CG Railway, the 10-year-old cross-Gulf rail-ferry subsidiary of International Shipholding, operates two double-decked rail-ferry vessels customized to carry railcars between Mobile, Ala., and Coatzacoalcos, Mexico. The weekly service sails 900 miles between the two ports, compared with a highway routing of 1,400 miles.
With 2011 volume that grew 20 percent year-over-year to 18,000 railcars, CG Railway is exploring opportunities to expand its Mexican trade. It plans to build a refrigerated warehouse by year-end in the Port of Coatzacoalcos, on Mexico’s Gulf Coast 200 miles south of Veracruz, so it can begin to carry refrigerated railcars hauling U.S. frozen meat and chicken exports from Alabama to Mexico and transport Mexican produce on the northbound backhaul.
Other groups are exploring the use of specialized refrigerated breakbulk vessels to cut transportation costs in each direction.
Officials from the Port of New Bedford, Mass., and the Port of Tuxpan, in Veracruz near Mexico City, recently signed a sister port agreement.
New Bedford Mayor Jon F. Mitchell called the move the beginning of a public-private partnership that would position New Bedford’s port as a significant import-export hub.
Port officials said New Bedford’s existing cold storage facilities, which serve the seafood industry, make the port a viable location as a distribution hub for fresh produce.

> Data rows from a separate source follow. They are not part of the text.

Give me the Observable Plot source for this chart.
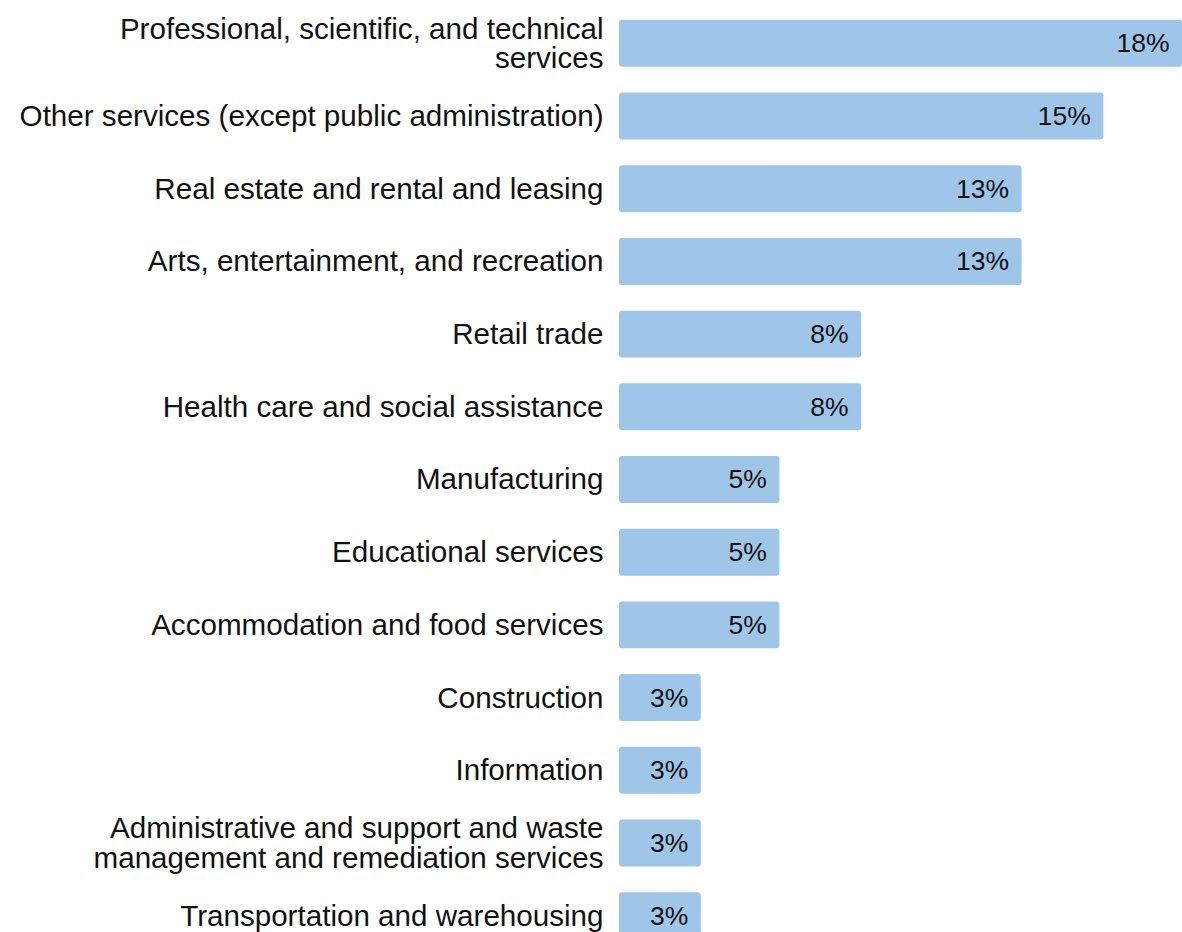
<!DOCTYPE html>
<html><head><meta charset="utf-8">
<script src="https://cdn.jsdelivr.net/npm/d3@7"></script>
<script src="https://cdn.jsdelivr.net/npm/@observablehq/plot@0.6"></script>
<style>html,body{margin:0;padding:0;background:#fff} svg{display:block}</style>
</head><body><div id="chart"></div>
<script>
const industries = [
  "Professional, scientific, and technical services",
  "Other services (except public administration)",
  "Real estate and rental and leasing",
  "Arts, entertainment, and recreation",
  "Retail trade",
  "Health care and social assistance",
  "Manufacturing",
  "Educational services",
  "Accommodation and food services",
  "Construction",
  "Information",
  "Administrative and support and waste management and remediation services",
  "Transportation and warehousing"
];
const shares = [17.9, 15.4, 12.8, 12.8, 7.7, 7.7, 5.1, 5.1, 5.1, 2.6, 2.6, 2.6, 2.6];
const valueLabels = ["18%", "15%", "13%", "13%", "8%", "8%", "5%", "5%", "5%", "3%", "3%", "3%", "3%"];
const tickLabels = {
  "Professional, scientific, and technical services": "Professional, scientific, and technical\nservices",
  "Administrative and support and waste management and remediation services": "Administrative and support and waste\nmanagement and remediation services"
};

const data = industries.map((d, i) => ({industry: d, share: shares[i], label: valueLabels[i]}));

const chart = Plot.plot({
  width: 1182,
  height: 932,
  marginLeft: 619,
  marginRight: 0,
  marginTop: 0,
  marginBottom: 0,
  style: {fontFamily: "'Liberation Sans', Arial, Helvetica, sans-serif", color: "#111", background: "#fff"},
  x: {domain: [0, 17.9], range: [619, 1182], axis: null},
  y: {domain: industries, range: [7, 952], paddingInner: 0.354, paddingOuter: 0.177, round: false, label: null},
  marks: [
    Plot.barX(data, {x: "share", y: "industry", fill: "#9fc5e8", rx: 3}),
    Plot.text(data, {x: "share", y: "industry", text: "label", textAnchor: "end", dx: -13, fontSize: 26.5, fill: "#111"}),
    Plot.axisY({tickSize: 0, tickPadding: 16, fontSize: 29.6, lineHeight: 1.0, fill: "#111", tickFormat: d => tickLabels[d] ?? d, label: null})
  ]
});
document.getElementById("chart").appendChild(chart);
</script>
</body></html>
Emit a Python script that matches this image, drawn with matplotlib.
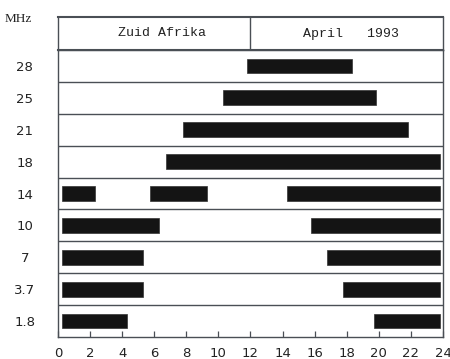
import matplotlib
matplotlib.use('Agg')
import matplotlib.pyplot as plt

# bands, top to bottom
bands = ['28', '25', '21', '18', '14', '10', '7', '3.7', '1.8']
# open periods (hour start, hour end) per band
openings = [
    [(11.8, 18.3)],
    [(10.3, 19.8)],
    [(7.8, 21.8)],
    [(6.75, 23.8)],
    [(0.25, 2.3), (5.75, 9.3), (14.25, 23.8)],
    [(0.25, 6.3), (15.75, 23.8)],
    [(0.25, 5.3), (16.75, 23.8)],
    [(0.25, 5.3), (17.75, 23.8)],
    [(0.25, 4.3), (19.7, 23.8)],
]
hours = list(range(0, 25, 2))
header_left = 'Zuid Afrika'
header_right = 'April   1993'

line_col = '#4a4f55'
bar_col = '#141414'
text_col = '#222222'

fig = plt.figure(figsize=(4.5, 3.59), dpi=100)
ax = fig.add_axes([58 / 450, 1 - 337 / 359, 385 / 450, 287 / 359])
hax = fig.add_axes([58 / 450, 1 - 50 / 359, 385 / 450, 33 / 359])

n = len(bands)
for i, (band, spans) in enumerate(zip(bands, openings)):
    y = n - 1 - i
    for s, e in spans:
        ax.barh(y, e - s, left=s, height=0.46, color=bar_col, edgecolor='#333', lw=0.5)

for k in range(n - 1):
    ax.axhline(k + 0.5, color=line_col, lw=1)

ax.set_xlim(0, 24)
ax.set_ylim(-0.5, n - 0.5)
ax.set_xticks(hours)
ax.set_xticklabels([str(h) for h in hours], fontsize=9.5, family='DejaVu Sans', color=text_col)
ax.tick_params(axis='x', direction='in', length=4.5, width=0.9, color=line_col, pad=7)
ax.set_yticks(range(n))
ax.set_yticklabels(bands[::-1], fontsize=9.5, family='DejaVu Sans', ha='center', color=text_col)
ax.tick_params(axis='y', length=0, pad=24)
for sp in ax.spines.values():
    sp.set_color(line_col)
    sp.set_linewidth(1)

hax.set_xlim(0, 24)
hax.set_ylim(0, 1)
hax.set_xticks([])
hax.set_yticks([])
for sp in hax.spines.values():
    sp.set_color(line_col)
    sp.set_linewidth(1)
hax.spines['top'].set_linewidth(1.5)
hax.spines['bottom'].set_linewidth(1.5)
hax.axvline(12, color=line_col, lw=1)
hax.text(6.5, 0.5, header_left, ha='center', va='center', fontsize=9.5,
         family='Liberation Mono', color=text_col)
hax.text(18.25, 0.5, header_right, ha='center', va='center', fontsize=9.5,
         family='Liberation Mono', color=text_col)

fig.text(18 / 450, 1 - 19 / 359, 'MHz', ha='center', va='center', fontsize=9.5,
         family='Liberation Serif', color=text_col)

fig.savefig('out.png', dpi=100)
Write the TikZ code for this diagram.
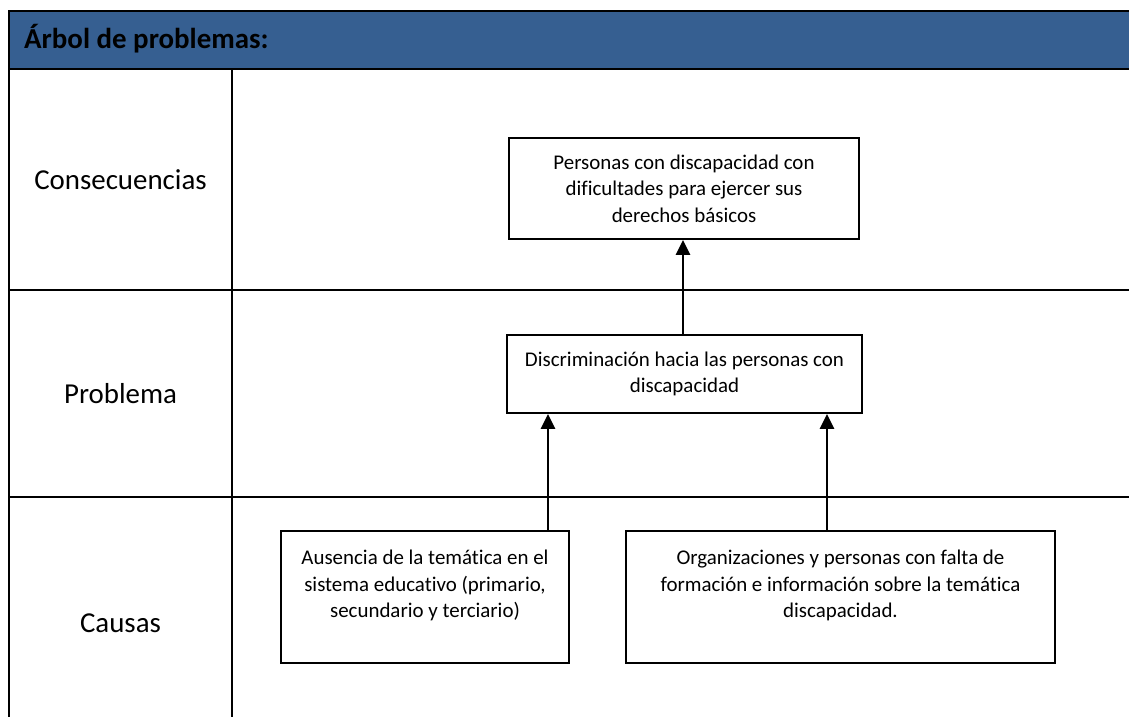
\documentclass[tikz,border=0pt]{standalone}
\usepackage{fontspec}
\setmainfont[Ligatures=NoCommon]{Carlito}
\usetikzlibrary{arrows.meta}
\definecolor{hdr}{RGB}{54,95,145}
\begin{document}
\begin{tikzpicture}[x=1bp,y=-1bp,
  rule/.style={line width=2.6bp},
  box/.style={draw, line width=1.9bp, align=center, font=\fontsize{21}{26.5}\selectfont, inner sep=0pt},
  lab/.style={font=\fontsize{29}{34}\selectfont, anchor=base},
  arr/.style={line width=2.6bp, -{Triangle[length=15bp,width=14bp]}}]
\useasboundingbox (0,0) rectangle (1129,717);
\fill[hdr] (9,11) rectangle (1129,69);
\draw[rule] (1129,11) -- (9,11) -- (9,717);
\draw[rule] (9,69) -- (1129,69);
\draw[rule] (232,69) -- (232,717);
\draw[rule] (9,290) -- (1129,290);
\draw[rule] (9,497) -- (1129,497);
\node[font=\bfseries\fontsize{29}{34}\selectfont, anchor=base west, inner sep=0pt] (title) at (24,49) {Árbol de problemas:};
\node[lab] (lcons) at (120.5,190) {Consecuencias};
\node[lab] (lprob) at (120.5,403) {Problema};
\node[lab] (lcaus) at (120.5,632) {Causas};
\node[box, minimum width=350bp, minimum height=101bp] (cons) at (684,188.5)
  {Personas con discapacidad con\\ dificultades para ejercer sus\\ derechos básicos};
\node[box, minimum width=355bp, minimum height=78bp] (prob) at (684.5,374)
  {Discriminación hacia las personas con\\ discapacidad};
\node[box, minimum width=288bp, minimum height=132bp] (c1) at (425,597)
  {Ausencia de la temática en el\\ sistema educativo (primario,\\ secundario y terciario)\\ \mbox{}};
\node[box, minimum width=429bp, minimum height=132bp] (c2) at (840.5,597)
  {Organizaciones y personas con falta de\\ formación e información sobre la temática\\ discapacidad.\\ \mbox{}};
\coordinate (ax0) at (683,0);
\coordinate (ax1) at (548,0);
\coordinate (ax2) at (827,0);
\draw[arr] (prob.north -| ax0) -- (cons.south -| ax0);
\draw[arr] (c1.north -| ax1) -- (prob.south -| ax1);
\draw[arr] (c2.north -| ax2) -- (prob.south -| ax2);
\end{tikzpicture}
\end{document}
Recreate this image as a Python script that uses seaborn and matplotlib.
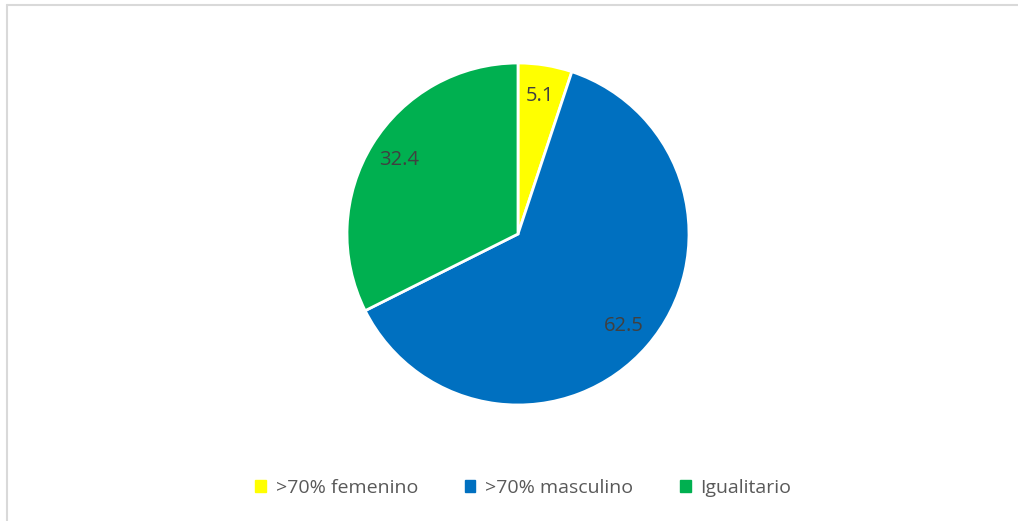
import matplotlib
matplotlib.use('Agg')
import numpy as np
import matplotlib.pyplot as plt
import matplotlib.patches as mpatches
from matplotlib.lines import Line2D
import seaborn as sns

categorias = ['>70% femenino', '>70% masculino', 'Igualitario']
valores = [5.1, 62.5, 32.4]
colores = ['#FFFF00', '#0070C0', '#00B050']

sns.set_theme(style='white')
plt.rcParams['font.family'] = ['Open Sans', 'DejaVu Sans']

fig = plt.figure(figsize=(10.18, 5.21), dpi=100)
ax = fig.add_axes([347 / 1018, 116 / 521, 342 / 1018, 342 / 521])

palette = sns.color_palette(colores)
wedges, texts = ax.pie(valores, colors=palette, startangle=90, counterclock=False,
                       radius=1, wedgeprops=dict(edgecolor='white', linewidth=2))
for w, v in zip(wedges, valores):
    ang = (w.theta1 + w.theta2) / 2
    r = 0.82
    ax.text(r * np.cos(np.radians(ang)), r * np.sin(np.radians(ang)), f'{v:.1f}',
            ha='center', va='center', fontsize=14.5, color='#404040')
ax.set_xlim(-1, 1)
ax.set_ylim(-1, 1)
ax.set_aspect('equal')
ax.axis('off')

handles = [mpatches.Patch(color=c, label=l) for c, l in zip(colores, categorias)]
fig.legend(handles=handles, loc='center', bbox_to_anchor=(0.514, 0.063), ncol=3,
           frameon=False, fontsize=14, labelcolor='#595959', handlelength=0.55,
           handleheight=0.55, handletextpad=0.5, columnspacing=2.4)

# borde del gráfico (solo arriba e izquierda visibles)
fig.add_artist(Line2D([6.5 / 1018, 6.5 / 1018], [0, 1 - 5 / 521], color='#d9d9d9', lw=1.5))
fig.add_artist(Line2D([6.5 / 1018, 1], [1 - 5 / 521, 1 - 5 / 521], color='#d9d9d9', lw=1.5))

fig.savefig('out.png', dpi=100, facecolor='white')
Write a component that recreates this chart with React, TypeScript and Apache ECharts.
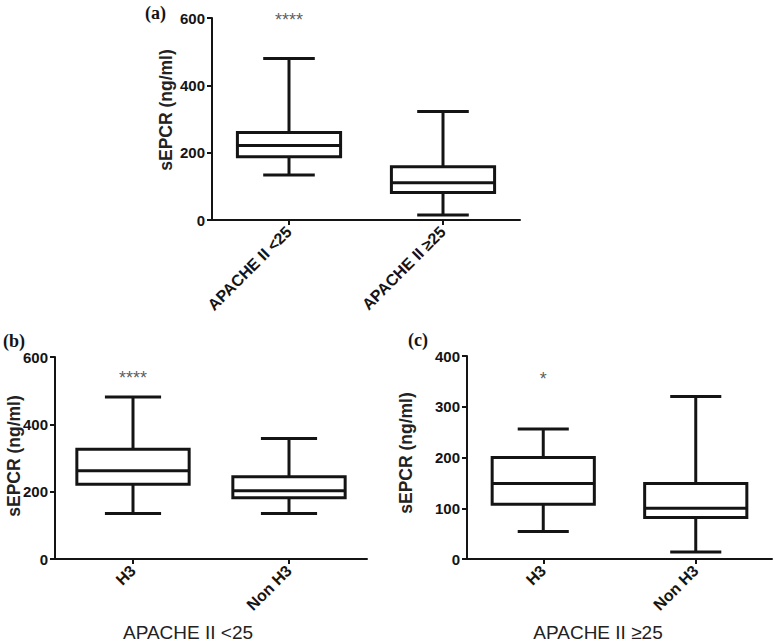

The private side of the public-private partnership talks includes a cold storage company in Tuxpan; Mid-Florida Freezers in Cape Canaveral; and Maritime International, a New Bedford company that operates a marine terminal, stevedoring, logistics services and a refrigerated warehouse.
Rising fuel prices also make the proposal more attractive, according to Pierre Bernier, Maritime International’s stevedoring manager. “It’s expensive to truck produce from Mexico to New York and Boston and Canada,” he said. “We’re trying to change the venue of how fresh produce is transported.”
Current savings would amount to the equivalent of $1,500 per truck shipment, Bernier said. “If we are going to compete and change how the shippers do this, we will have to have an attractive freight rate,” he said.
Southbound shipments could include apples, potatoes, seafood, frozen juice and some dry cargoes.
At least one other group of investors is considering a similar service between Florida and Mexico, but it’s unclear when or if the services would begin.
In the western half of North America, trucking companies reportedly are looking at intermodal reefer shipments across the border as rail service in Mexico becomes increasingly dependable.